17) THIRD PARTY RIGHTS
Except as expressly stated in these terms and conditions, a person who is not a party to these terms and conditions may not enforce any of its terms under the Contracts (Rights of Third Parties) Act 1999.
18) PROPER LAW AND JURISDICTION
The supply of Goods and Services shall be governed and construed according to the laws of Northern Ireland and any question of interpretation or dispute shall be settled in the Courts of Northern Ireland or, at the option of the Seller, by arbitration in England by an Arbitrator appointed by the Seller in accordance with the provisions of the Arbitration Act 1996 or any statutory re-enactment or modification thereof.
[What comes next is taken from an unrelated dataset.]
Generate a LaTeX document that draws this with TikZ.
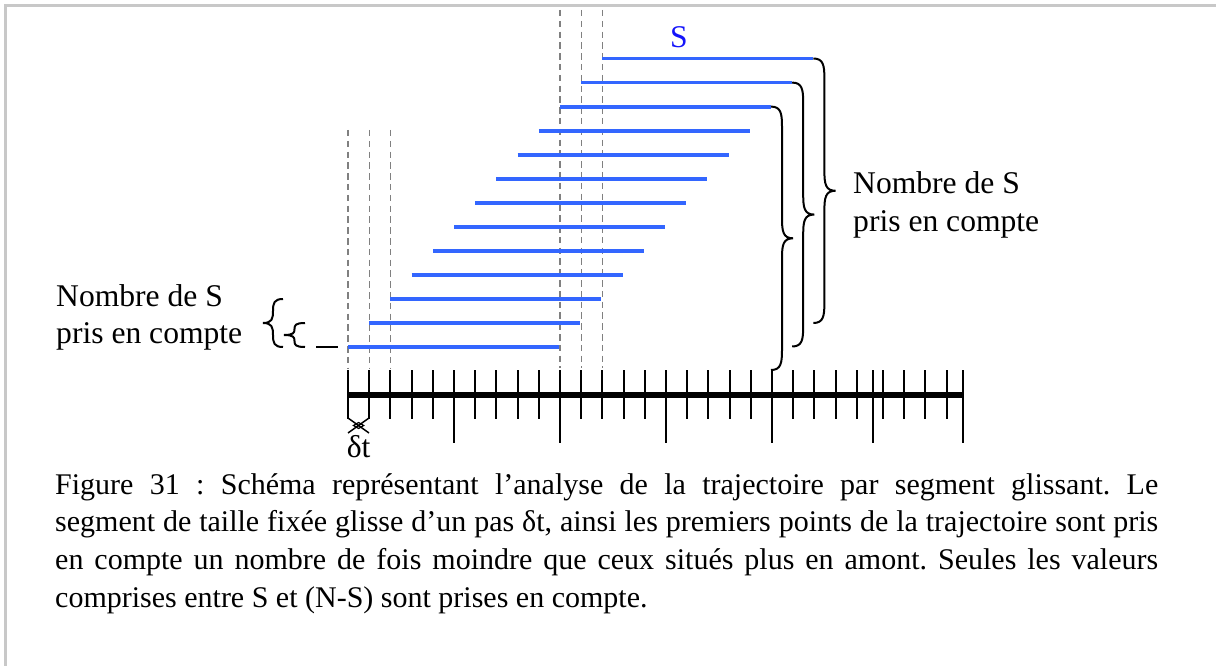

19)DFSMARKETPLACE LTD RETURNS POLICY
Returns policy
No Goods may be returned prior to DfSMarketplace Ltd’s written acceptance of a proposed return. Requests for the return of Goods shall be accepted at the sole discretion of Todd Navigation. Todd Navigation reserves the right to refuse any request for return that does not comply with this policy and procedure or any other relevant return authorisation. Digital/Electronic products (including but not limited to software, data delivered electronically or otherwise and/or licences), charts printed to order by Print-on-Demand technology and non-stock items are excluded from this policy and as such may not be returned.
Returns procedure
A request to return any Goods must be made in writing via email to customer_service@designed-for-success.com within 7 (seven) days of original receipt of said Goods. The request must include full details of the Goods, original order number, Buyer account number, relevant despatch number, invoice number and reason for request to Return. The Goods must be returned to us DDP (Incoterms 2010) at cost to the Buyer via a recognised courier, within 28 days of the return being issued. The Goods must be returned complete, unused and in their original condition and packaging and be on the current DfSMarketplace Ltd stock list. Upon inspection and authorised acceptance of the return of Goods, DfSMarketplace Ltd shall issue a credit note less an administrative charge of 20% of the invoiced value. Upon such acceptance, title in the Goods shall pass immediately to DfSMarkeplace Ltd.